As well as the former Anthony and Sam Freedman-trained Daumier, Epaulette is also the sire of South African three-time Grade 1 winner Soqrat and US Grade 1-winning mare Red Lark. He is also the sire of Australian Group winners Paradee, Meryl, Military Zone and Khulaasa among 19 individual stakes winners.


Racing Victoria’s decision to move the Thousand Guineas (Gr 1, 1600m) and Sir Rupert Clarke Stakes (Gr 1, 1400m) from early in the spring to mid-November will encroach on the turf occupied by Perth, which so successfully conducted its The Pinnacles Carnival last November and December.

The Rupert Clarke, traditionally occupying a September time slot, could keep eastern state horses in Victoria instead of heading west for the Railway Stakes (Gr 1, 1600m) and possibly the Northerly Stakes (Gr 1, 1800m).

Racing Wagering Western Australia and Perth Racing continue to innovate and perhaps the Rupert Clarke will be used as a lead-up to the $1.5 million Gold Rush (Gr 3, 1400m) at Ascot in mid-December. 

However, Perth’s $4 million slot race The Quokka (1200m), to be run for the first time on April 15 as the Sydney carnival winds down and Brisbane starts, could help sway the pendulum in WA’s favour. Already, the Ciaron Maher and David Eustace-trained Manikato Stakes (Gr 1, 1200m) winner Bella Nipotina (Pride Of Dubai) and Bjorn Baker’s speedball Shades Of Rose (Rubick) have sewn up slots with Ladbrokes and Magic Bloodstock’s Peter Tighe respectively.

Owner-breeder Peter Walsh’s star WA filly Amelia’s Jewel (Siyouni) will represent Tabtouch.

A plane from Sydney is scheduled to depart on Monday, April 3, to fly Quokka runners to Perth.


Rosemont Stud’s Promise Of Success (Dansili), a 27,000gns purchase from the 2020 Tattersalls December Mares Sale in the UK, will have only a light Sydney campaign, with trainer John O’Shea planning an assault on the Queensland Winter Carnival.
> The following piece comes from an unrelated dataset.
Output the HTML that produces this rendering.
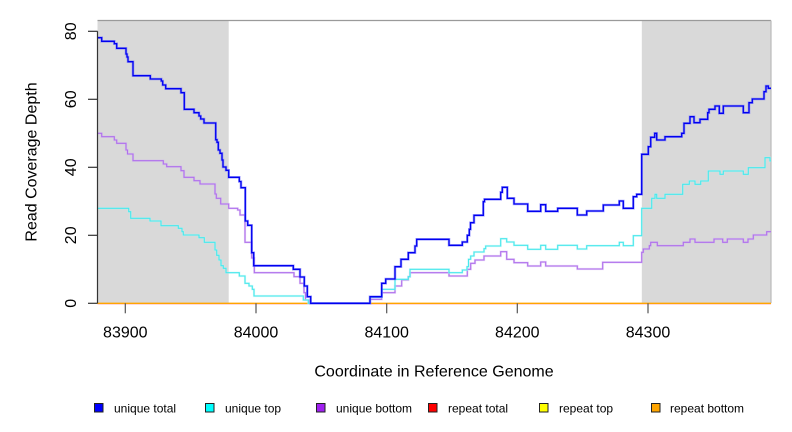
<!DOCTYPE html>
<html><head><meta charset="utf-8"><style>
html,body{margin:0;padding:0;background:#fff;}
svg{display:block;}
text{font-family:"Liberation Sans",Arial,sans-serif;fill:#000;}
</style></head><body>
<svg width="792" height="432" viewBox="0 0 792 432" xmlns="http://www.w3.org/2000/svg">
<rect x="0" y="0" width="792" height="432" fill="#fff"/>
<rect x="97.5" y="20.5" width="131.2" height="282.8" fill="#d9d9d9"/>
<rect x="641.8" y="20.5" width="129.2" height="282.8" fill="#d9d9d9"/>
<line x1="97.5" y1="20.5" x2="771" y2="20.5" stroke="#9a9a9a" stroke-width="1.2"/>
<line x1="771" y1="20.5" x2="771" y2="303.3" stroke="#bbbbbb" stroke-width="1.2"/>

<line x1="97.5" y1="304" x2="771" y2="304" stroke="#ff0000" stroke-opacity="0.3" stroke-width="1"/>
<line x1="97.5" y1="303.3" x2="771" y2="303.3" stroke="#ffa500" stroke-width="1.3"/>

<path fill="none" stroke="#d2b0f2" stroke-width="2.2" stroke-opacity="0.55" d="M97.5 133.3 H101.7 V136.7 H114.3 V140 H116.7 V143.3 H126 V150 H127.5 V154 H133 V160.7 H163.3 V164 H166.7 V166.7 H181 V170.7 H184 V177.3 H194 V180.7 H200 V184 H215 V194 H216.3 V198.3 H220.7 V204 H228.7 V208.3 H237.7 V210 H240 V215 H245 V242.3 H251.7 V258 H254.3 V272.7 H294 V276.7 H300 V283.3 H304 V292.7 H305.5 V300 H309 V303.3 H370 V299.3 H381.7 V292.7 H395 V286 H401.7 V280 H408.3 V276.7 H410 V272.7 H449 V276 H467.3 V269.3 H470.7 V263.3 H475 V260 H484 V256 H500.7 V251.7 H506.7 V259.3 H514 V262.7 H527.7 V266 H540.7 V262 H545.7 V266 H577.3 V269 H602.7 V262.3 H641.7 V252.3 H643.3 V249 H649.3 V245.7 H650.7 V242.3 H657.3 V245.7 H683.3 V242.3 H690 V239 H695 V242.3 H714 V239 H722.7 V242.3 H727.3 V239 H743.3 V242.3 H748 V239 H753.3 V235 H766.7 V231.7 H771"/>
<path fill="none" stroke="#b070ec" stroke-width="1.1" d="M97.5 133.3 H101.7 V136.7 H114.3 V140 H116.7 V143.3 H126 V150 H127.5 V154 H133 V160.7 H163.3 V164 H166.7 V166.7 H181 V170.7 H184 V177.3 H194 V180.7 H200 V184 H215 V194 H216.3 V198.3 H220.7 V204 H228.7 V208.3 H237.7 V210 H240 V215 H245 V242.3 H251.7 V258 H254.3 V272.7 H294 V276.7 H300 V283.3 H304 V292.7 H305.5 V300 H309 V303.3 H370 V299.3 H381.7 V292.7 H395 V286 H401.7 V280 H408.3 V276.7 H410 V272.7 H449 V276 H467.3 V269.3 H470.7 V263.3 H475 V260 H484 V256 H500.7 V251.7 H506.7 V259.3 H514 V262.7 H527.7 V266 H540.7 V262 H545.7 V266 H577.3 V269 H602.7 V262.3 H641.7 V252.3 H643.3 V249 H649.3 V245.7 H650.7 V242.3 H657.3 V245.7 H683.3 V242.3 H690 V239 H695 V242.3 H714 V239 H722.7 V242.3 H727.3 V239 H743.3 V242.3 H748 V239 H753.3 V235 H766.7 V231.7 H771"/>

<path fill="none" stroke="#b0f6f6" stroke-width="2.2" stroke-opacity="0.55" d="M97.5 208.3 H128.7 V211.7 H130.7 V218.3 H150 V221 H161 V225.7 H178.3 V228.3 H182 V231.7 H183.3 V235 H199 V237.7 H204.3 V242.3 H215 V250 H216.7 V255.3 H219 V260 H221 V265.7 H223.3 V268.3 H226 V272.7 H239.3 V276 H245 V283.3 H249 V286 H252.3 V289.3 H254 V296 H303.3 V300 H308.3 V303.3 H370 V297.3 H381.7 V289.3 H395 V279.3 H408.3 V276.7 H410 V269.3 H449 V272.7 H462.3 V270 H467 V266.7 H468.5 V259.3 H470.7 V256 H474 V252 H484 V248.7 H485.7 V246 H500.7 V238.7 H506.7 V242 H514 V245.3 H527.7 V249.3 H540.7 V245.3 H545.7 V249.3 H557.7 V245.3 H577.3 V249 H586.7 V245.7 H619.3 V242.3 H623.3 V245.7 H633.3 V235.7 H641.7 V208.3 H651.7 V198.3 H655 V194.3 H656.7 V198.3 H665 V194.3 H682.7 V184.3 H689.3 V181 H695 V184.3 H700.7 V181 H708.3 V171 H720 V174.3 H723.3 V171 H743.3 V174.3 H748.3 V167.7 H765 V157.7 H770 V161 H771"/>
<path fill="none" stroke="#48e8ec" stroke-width="1.1" d="M97.5 208.3 H128.7 V211.7 H130.7 V218.3 H150 V221 H161 V225.7 H178.3 V228.3 H182 V231.7 H183.3 V235 H199 V237.7 H204.3 V242.3 H215 V250 H216.7 V255.3 H219 V260 H221 V265.7 H223.3 V268.3 H226 V272.7 H239.3 V276 H245 V283.3 H249 V286 H252.3 V289.3 H254 V296 H303.3 V300 H308.3 V303.3 H370 V297.3 H381.7 V289.3 H395 V279.3 H408.3 V276.7 H410 V269.3 H449 V272.7 H462.3 V270 H467 V266.7 H468.5 V259.3 H470.7 V256 H474 V252 H484 V248.7 H485.7 V246 H500.7 V238.7 H506.7 V242 H514 V245.3 H527.7 V249.3 H540.7 V245.3 H545.7 V249.3 H557.7 V245.3 H577.3 V249 H586.7 V245.7 H619.3 V242.3 H623.3 V245.7 H633.3 V235.7 H641.7 V208.3 H651.7 V198.3 H655 V194.3 H656.7 V198.3 H665 V194.3 H682.7 V184.3 H689.3 V181 H695 V184.3 H700.7 V181 H708.3 V171 H720 V174.3 H723.3 V171 H743.3 V174.3 H748.3 V167.7 H765 V157.7 H770 V161 H771"/>

<path fill="none" stroke="#7070ff" stroke-width="2.6" stroke-opacity="0.6" d="M97.5 37.7 H101.7 V41.3 H114.3 V43.7 H116.7 V48.3 H126 V54 H127 V57 H128 V61.7 H133 V75.7 H150.3 V79 H161.3 V81 H162.7 V85 H165.7 V88.7 H181 V92.7 H184.3 V109.3 H194 V112.7 H199 V116 H200.7 V119 H204 V123 H215.7 V139.7 H217 V142.3 H218.3 V150 H220 V153.3 H222 V160 H223 V167 H226 V170.3 H228.7 V177.3 H239.3 V181.5 H241 V187.7 H245.3 V221 H247.7 V225.3 H251.7 V252.7 H253.7 V265.7 H293.3 V269.3 H300 V277 H304.3 V286 H307.3 V296.7 H310.7 V303.3 H370 V296.7 H381.7 V283.3 H385.7 V279 H395 V266.7 H401 V259.3 H408.3 V252.7 H415 V246 H416.7 V239.3 H449 V245.3 H462.3 V242 H467.3 V235.3 H469.3 V229.3 H470.5 V222.7 H474 V215.3 H483.3 V201.7 H484.5 V199.3 H500.7 V192.3 H502.3 V187.3 H507.3 V198.3 H514 V204 H527.7 V211.3 H540.7 V204.7 H545.7 V211.3 H557.7 V208.3 H577.3 V215 H586.7 V211 H603.3 V205 H619.3 V201 H623.3 V208.3 H633.3 V196.7 H636.7 V194.3 H641.7 V154.3 H648.3 V146.7 H650.7 V137.3 H654.7 V133.3 H656.7 V140 H665 V136.7 H681.7 V133.3 H684 V123.3 H690 V116.7 H694 V122.7 H700 V119.3 H707.7 V112.7 H709 V109.3 H715 V106 H719.3 V113.3 H723.3 V106 H743.3 V112.7 H749 V102.7 H752.3 V99 H764 V91.7 H766 V86 H768.3 V88.3 H771"/>
<path fill="none" stroke="#0000f0" stroke-width="1.3" d="M97.5 37.7 H101.7 V41.3 H114.3 V43.7 H116.7 V48.3 H126 V54 H127 V57 H128 V61.7 H133 V75.7 H150.3 V79 H161.3 V81 H162.7 V85 H165.7 V88.7 H181 V92.7 H184.3 V109.3 H194 V112.7 H199 V116 H200.7 V119 H204 V123 H215.7 V139.7 H217 V142.3 H218.3 V150 H220 V153.3 H222 V160 H223 V167 H226 V170.3 H228.7 V177.3 H239.3 V181.5 H241 V187.7 H245.3 V221 H247.7 V225.3 H251.7 V252.7 H253.7 V265.7 H293.3 V269.3 H300 V277 H304.3 V286 H307.3 V296.7 H310.7 V303.3 H370 V296.7 H381.7 V283.3 H385.7 V279 H395 V266.7 H401 V259.3 H408.3 V252.7 H415 V246 H416.7 V239.3 H449 V245.3 H462.3 V242 H467.3 V235.3 H469.3 V229.3 H470.5 V222.7 H474 V215.3 H483.3 V201.7 H484.5 V199.3 H500.7 V192.3 H502.3 V187.3 H507.3 V198.3 H514 V204 H527.7 V211.3 H540.7 V204.7 H545.7 V211.3 H557.7 V208.3 H577.3 V215 H586.7 V211 H603.3 V205 H619.3 V201 H623.3 V208.3 H633.3 V196.7 H636.7 V194.3 H641.7 V154.3 H648.3 V146.7 H650.7 V137.3 H654.7 V133.3 H656.7 V140 H665 V136.7 H681.7 V133.3 H684 V123.3 H690 V116.7 H694 V122.7 H700 V119.3 H707.7 V112.7 H709 V109.3 H715 V106 H719.3 V113.3 H723.3 V106 H743.3 V112.7 H749 V102.7 H752.3 V99 H764 V91.7 H766 V86 H768.3 V88.3 H771"/>

<g stroke="#333" stroke-width="1.2">
<line x1="97.5" y1="31.3" x2="97.5" y2="303.3"/>
<line x1="88" y1="303.3" x2="97.5" y2="303.3"/>
<line x1="88" y1="235.3" x2="97.5" y2="235.3"/>
<line x1="88" y1="167.3" x2="97.5" y2="167.3"/>
<line x1="88" y1="99.3" x2="97.5" y2="99.3"/>
<line x1="88" y1="31.3" x2="97.5" y2="31.3"/>
</g>
<g font-size="16" text-anchor="middle">
<text transform="translate(76,303.3) rotate(-90)">0</text>
<text transform="translate(76,235.3) rotate(-90)">20</text>
<text transform="translate(76,167.3) rotate(-90)">40</text>
<text transform="translate(76,99.3) rotate(-90)">60</text>
<text transform="translate(76,31.3) rotate(-90)">80</text>
<text transform="translate(36.5,162) rotate(-90)">Read Coverage Depth</text>
</g>

<g stroke="#555" stroke-width="1.2">
<line x1="125.3" y1="303.3" x2="125.3" y2="313.3"/>
<line x1="256" y1="303.3" x2="256" y2="313.3"/>
<line x1="386.7" y1="303.3" x2="386.7" y2="313.3"/>
<line x1="517.3" y1="303.3" x2="517.3" y2="313.3"/>
<line x1="648" y1="303.3" x2="648" y2="313.3"/>
</g>
<g font-size="16" text-anchor="middle">
<text x="125.3" y="337.5">83900</text>
<text x="256" y="337.5">84000</text>
<text x="386.7" y="337.5">84100</text>
<text x="517.3" y="337.5">84200</text>
<text x="648" y="337.5">84300</text>
<text x="434" y="376.7">Coordinate in Reference Genome</text>
</g>

<g stroke="#222" stroke-width="1">
<rect x="94.5" y="403.5" width="8.5" height="8.5" fill="#0000ff"/>
<rect x="205.5" y="403.5" width="8.5" height="8.5" fill="#00ffff"/>
<rect x="316.5" y="403.5" width="8.5" height="8.5" fill="#a020f0"/>
<rect x="428.5" y="403.5" width="8.5" height="8.5" fill="#ff0000"/>
<rect x="539.5" y="403.5" width="8.5" height="8.5" fill="#ffff00"/>
<rect x="651.5" y="403.5" width="8.5" height="8.5" fill="#ffa500"/>
</g>
<g font-size="12">
<text x="114" y="412.5">unique total</text>
<text x="225" y="412.5">unique top</text>
<text x="336" y="412.5">unique bottom</text>
<text x="448" y="412.5">repeat total</text>
<text x="559" y="412.5">repeat top</text>
<text x="670" y="412.5">repeat bottom</text>
</g>
</svg>
</body></html>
A revelation since being sent to Australia by Rosemont Stud and Tweenhills’ David Redvers and Hannah Wall, who co-own the mare alongside Nigel Austin and Anthony Mithen, Promise Of Success is slated to resume in tomorrow’s Wenona Girl Quality (Gr 3, 1200m) at Randwick from barrier one.
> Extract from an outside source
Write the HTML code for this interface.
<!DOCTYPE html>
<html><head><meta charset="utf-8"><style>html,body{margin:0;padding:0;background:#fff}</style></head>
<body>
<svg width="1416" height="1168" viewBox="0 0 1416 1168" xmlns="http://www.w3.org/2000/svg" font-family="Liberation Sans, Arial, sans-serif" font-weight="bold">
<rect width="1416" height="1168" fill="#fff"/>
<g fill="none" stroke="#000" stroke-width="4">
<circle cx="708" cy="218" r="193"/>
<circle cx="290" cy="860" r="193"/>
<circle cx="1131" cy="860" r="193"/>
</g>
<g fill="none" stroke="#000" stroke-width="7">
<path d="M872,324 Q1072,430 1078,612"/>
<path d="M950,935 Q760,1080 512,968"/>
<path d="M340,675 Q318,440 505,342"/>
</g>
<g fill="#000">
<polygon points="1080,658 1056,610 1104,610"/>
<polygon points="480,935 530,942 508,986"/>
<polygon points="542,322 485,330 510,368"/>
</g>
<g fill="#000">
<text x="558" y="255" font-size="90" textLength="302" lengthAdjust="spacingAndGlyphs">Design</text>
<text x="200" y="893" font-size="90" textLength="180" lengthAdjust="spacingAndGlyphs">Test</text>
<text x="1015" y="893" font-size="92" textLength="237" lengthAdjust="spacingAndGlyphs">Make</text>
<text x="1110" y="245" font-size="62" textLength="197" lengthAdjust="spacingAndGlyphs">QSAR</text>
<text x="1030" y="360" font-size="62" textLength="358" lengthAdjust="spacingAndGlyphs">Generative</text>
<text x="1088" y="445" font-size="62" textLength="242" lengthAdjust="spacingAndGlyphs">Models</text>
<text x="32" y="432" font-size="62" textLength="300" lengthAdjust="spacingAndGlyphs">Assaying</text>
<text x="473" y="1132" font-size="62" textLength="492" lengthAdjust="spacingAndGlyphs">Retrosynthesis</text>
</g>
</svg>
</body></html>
Promise Of Success came to Australia as a four-start maiden, but she has won five times since June 2021, including the Emancipation Stakes (Gr 2, 1500m) almost 12 months ago and the $2 million Invitation (1400m) at Randwick in October to take her prize-money earnings beyond $1.3 million.
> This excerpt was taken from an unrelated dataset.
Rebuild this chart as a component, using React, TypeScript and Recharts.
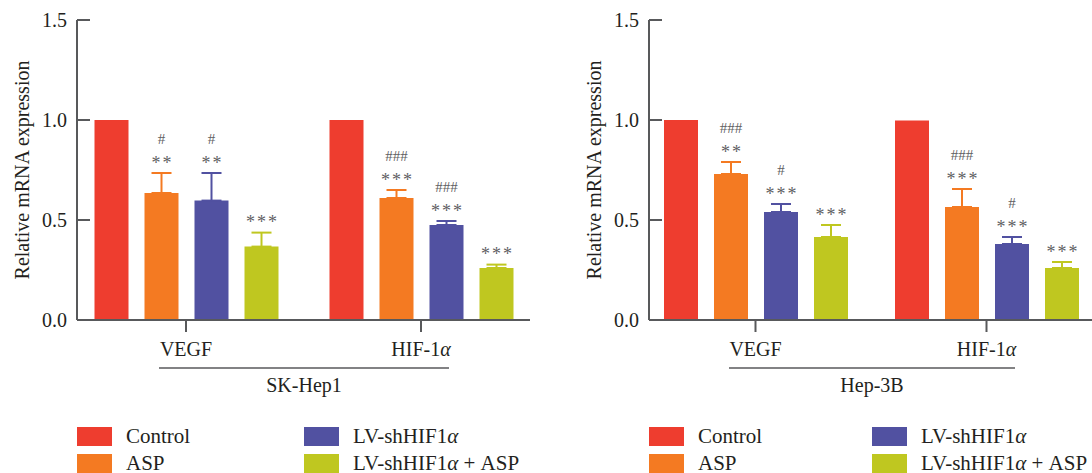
import React from 'react';
import { BarChart, Bar, XAxis, YAxis, ErrorBar, LabelList, Legend } from 'recharts';

const FONT = "'Liberation Serif', 'Times New Roman', serif";
const AXIS = '#58595b';
const INK = '#231f20';
const MARK = '#606062';

const CATEGORIES = ['VEGF', 'HIF-1α'];
const GROUPS = ['Control', 'ASP', 'LV-shHIF1α', 'LV-shHIF1α + ASP'];
const COLORS = ['#ee3d2f', '#f47a22', '#5151a1', '#bfc720'];
const Y_TICKS = [0, 0.5, 1.0, 1.5];

// SK-Hep1
const SK_CONTROL = [1.0, 1.0];
const SK_ASP = [0.635, 0.61];
const SK_LV = [0.597, 0.475];
const SK_LV_ASP = [0.367, 0.26];
const SK_ASP_SD = [0.1, 0.04];
const SK_LV_SD = [0.138, 0.02];
const SK_LV_ASP_SD = [0.07, 0.017];
const SK_ASP_STARS = ['**', '***'];
const SK_ASP_HASH = ['#', '###'];
const SK_LV_STARS = ['**', '***'];
const SK_LV_HASH = ['#', '###'];
const SK_LV_ASP_STARS = ['***', '***'];

// Hep-3B
const HEP_CONTROL = [1.0, 0.998];
const HEP_ASP = [0.73, 0.565];
const HEP_LV = [0.54, 0.38];
const HEP_LV_ASP = [0.415, 0.26];
const HEP_ASP_SD = [0.06, 0.09];
const HEP_LV_SD = [0.04, 0.035];
const HEP_LV_ASP_SD = [0.06, 0.03];
const HEP_ASP_STARS = ['**', '***'];
const HEP_ASP_HASH = ['###', '###'];
const HEP_LV_STARS = ['***', '***'];
const HEP_LV_HASH = ['#', '#'];
const HEP_LV_ASP_STARS = ['***', '***'];

type Series = {
  values: number[];
  sd?: number[];
  stars?: string[];
  hash?: string[];
};

const SK_SERIES: Series[] = [
  { values: SK_CONTROL },
  { values: SK_ASP, sd: SK_ASP_SD, stars: SK_ASP_STARS, hash: SK_ASP_HASH },
  { values: SK_LV, sd: SK_LV_SD, stars: SK_LV_STARS, hash: SK_LV_HASH },
  { values: SK_LV_ASP, sd: SK_LV_ASP_SD, stars: SK_LV_ASP_STARS },
];

const HEP_SERIES: Series[] = [
  { values: HEP_CONTROL },
  { values: HEP_ASP, sd: HEP_ASP_SD, stars: HEP_ASP_STARS, hash: HEP_ASP_HASH },
  { values: HEP_LV, sd: HEP_LV_SD, stars: HEP_LV_STARS, hash: HEP_LV_HASH },
  { values: HEP_LV_ASP, sd: HEP_LV_ASP_SD, stars: HEP_LV_ASP_STARS },
];

// split text so the greek alpha is italic
const greek = (text: string, svg: boolean) =>
  text.split(/(α)/).map((part, i) =>
    part === 'α'
      ? svg
        ? <tspan key={i} fontStyle="italic">α</tspan>
        : <span key={i} style={{ fontStyle: 'italic' }}>α</span>
      : part
  );

const YTick = (props: any) => {
  const { x, y, payload } = props;
  const ax = x + 10;
  return (
    <g>
      <line x1={ax} y1={y} x2={ax + 13} y2={y} stroke={AXIS} strokeWidth={2} />
      <text x={x} y={y} dy="0.35em" textAnchor="end" fontFamily={FONT} fontSize={20} fill={INK}>
        {Number(payload.value).toFixed(1)}
      </text>
    </g>
  );
};

const XTick = (props: any) => {
  const { x, y, payload } = props;
  return (
    <text x={x} y={y + 24} textAnchor="middle" fontFamily={FONT} fontSize={20} fill={INK}>
      {greek(String(payload.value), true)}
    </text>
  );
};

const YLabel = (props: any) => {
  const vb = props.viewBox || { x: 0, y: 20, width: 77, height: 300 };
  const cx = vb.x + 22;
  const cy = vb.y + vb.height / 2;
  return (
    <text
      x={cx}
      y={cy}
      transform={`rotate(-90, ${cx}, ${cy})`}
      textAnchor="middle"
      dominantBaseline="central"
      fontFamily={FONT}
      fontSize={20}
      fill={INK}
    >
      Relative mRNA expression
    </text>
  );
};

const GroupLabel = (props: any) => {
  const { viewBox, text, from, to } = props;
  const x1 = viewBox.x + from;
  const x2 = viewBox.x + to;
  return (
    <g>
      <line x1={x1} y1={viewBox.y + 48} x2={x2} y2={viewBox.y + 48} stroke={AXIS} strokeWidth={1.5} />
      <text x={(x1 + x2) / 2} y={viewBox.y + 72} textAnchor="middle" fontFamily={FONT} fontSize={20} fill={INK}>
        {text}
      </text>
    </g>
  );
};

const makeMarks = (s: Series) => (props: any) => {
  const vb = props.viewBox || props;
  const { index, value } = props;
  const { x, y, width, height } = vb;
  if (!value) return null;
  const perUnit = height / value;
  const top = y - (s.sd ? s.sd[index] : 0) * perUnit;
  const cx = x + width / 2;
  const stars = s.stars ? s.stars[index] : '';
  const hash = s.hash ? s.hash[index] : '';
  return (
    <g>
      {stars && (
        <text x={cx + 1} y={top - 14 + 9.5} textAnchor="middle" fontFamily={FONT} fontSize={18} letterSpacing={2} fill={MARK}>
          {stars}
        </text>
      )}
      {hash && (
        <text x={cx} y={top - 34.5 + 5} textAnchor="middle" fontFamily={FONT} fontSize={15} fill={MARK}>
          {hash}
        </text>
      )}
    </g>
  );
};

const LegendGrid = ({ colWidth }: { colWidth: number }) => (
  <div
    style={{
      display: 'grid',
      gridTemplateRows: '27px 23px',
      gridTemplateColumns: `${colWidth}px auto`,
      gridAutoFlow: 'column',
      fontFamily: FONT,
      fontSize: 21,
      lineHeight: '19px',
      color: INK,
    }}
  >
    {GROUPS.map((g, i) => (
      <div key={g} style={{ display: 'flex', alignItems: 'flex-start', paddingTop: 4, whiteSpace: 'nowrap' }}>
        <span style={{ display: 'inline-block', width: 35, height: 19, background: COLORS[i], marginRight: 14 }} />
        <span>{greek(g, false)}</span>
      </div>
    ))}
  </div>
);

type PanelProps = {
  series: Series[];
  title: string;
  from: number;
  to: number;
  padLeft: number;
  padRight: number;
  colWidth: number;
};

const Panel = ({ series, title, from, to, padLeft, padRight, colWidth }: PanelProps) => {
  const data = CATEGORIES.map((name, i) => {
    const row: any = { name };
    series.forEach((s, k) => {
      row[`v${k}`] = s.values[i];
      row[`e${k}`] = [0, s.sd ? s.sd[i] : 0];
    });
    return row;
  });

  return (
    <BarChart
      width={546}
      height={473}
      data={data}
      margin={{ top: 20, right: 16, bottom: 93, left: 0 }}
      barSize={34}
      barGap={16}
    >
      <XAxis
        dataKey="name"
        interval={0}
        height={60}
        padding={{ left: padLeft, right: padRight }}
        axisLine={{ stroke: AXIS, strokeWidth: 2 }}
        tickLine={{ stroke: AXIS, strokeWidth: 2 }}
        tickSize={12}
        tickMargin={0}
        tick={<XTick />}
        label={<GroupLabel text={title} from={from} to={to} />}
      />
      <YAxis
        width={77}
        domain={[0, 1.5]}
        ticks={Y_TICKS}
        interval={0}
        axisLine={{ stroke: AXIS, strokeWidth: 2 }}
        tickLine={false}
        tickSize={0}
        tickMargin={10}
        tick={<YTick />}
        label={<YLabel />}
      />
      {series.map((s, k) => (
        <Bar key={k} dataKey={`v${k}`} name={GROUPS[k]} fill={COLORS[k]} isAnimationActive={false}>
          {s.sd && (
            <ErrorBar dataKey={`e${k}`} width={10} strokeWidth={2} stroke={COLORS[k]} />
          )}
          {s.stars && <LabelList dataKey={`v${k}`} content={makeMarks(s)} />}
        </Bar>
      ))}
      <Legend
        layout="vertical"
        align="center"
        verticalAlign="middle"
        wrapperStyle={{ left: 77, top: 423, width: 469 }}
        content={() => <LegendGrid colWidth={colWidth} />}
      />
    </BarChart>
  );
};

export default function App() {
  return (
    <div
      style={{
        position: 'absolute',
        left: 0,
        top: 0,
        width: 1092,
        height: 473,
        overflow: 'hidden',
        background: '#fff',
      }}
    >
      <div style={{ position: 'absolute', left: 0, top: 0 }}>
        <Panel series={SK_SERIES} title="SK-Hep1" from={82} to={372} padLeft={-8.5} padRight={-8.5} colWidth={227} />
      </div>
      <div style={{ position: 'absolute', left: 572, top: 0 }}>
        <Panel series={HEP_SERIES} title="Hep-3B" from={80} to={366} padLeft={-9} padRight={0} colWidth={223} />
      </div>
    </div>
  );
}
O’Shea also has stablemate Jal Lei (Sebring) resuming in the Wenona Girl and it is the intention to chase black-type success with the four-year-old mare.


If you need proof that the community race meetings across Australia, the grassroots of the industry, are important to the towns and regions in which they’re held, then last Saturday was it.

Dederang’s once-a-year picnic race meeting, with a pool of $34,000 in prize-money across six races, was called off 24 hours before the first was due to jump after a section of the track was deemed unsafe.

After three years of Covid, the volunteer-run club pushed ahead anyway with a phantom meeting – money raised from the annual event supports the local footy club, the bowls club and other community groups – and 1500 people turned up, many of them children.

They still had a great day sans the horses.

The picnic and non-TAB circuit across the nation, at times, may not make much sense to the beancounters at the respective principal racing authorities but last Saturday demonstrated just what a gathering like Dederang means to the one-road town in north-east Victoria.

To Racing Victoria’s credit, it sent a team of turf experts to repair the problem area of the track and a horse galloped over it on Friday morning, but RV stewards weren’t satisfied – and jockeys’ safety is paramount.

The picnics provide a gateway into the industry for people who otherwise wouldn’t be exposed to racing or horses in general and some of those will become the jockeys, owners and trainers of tomorrow, let alone the punters the industry so desires, and at an age well before they turn 18 and their pursuits and passions are already well developed.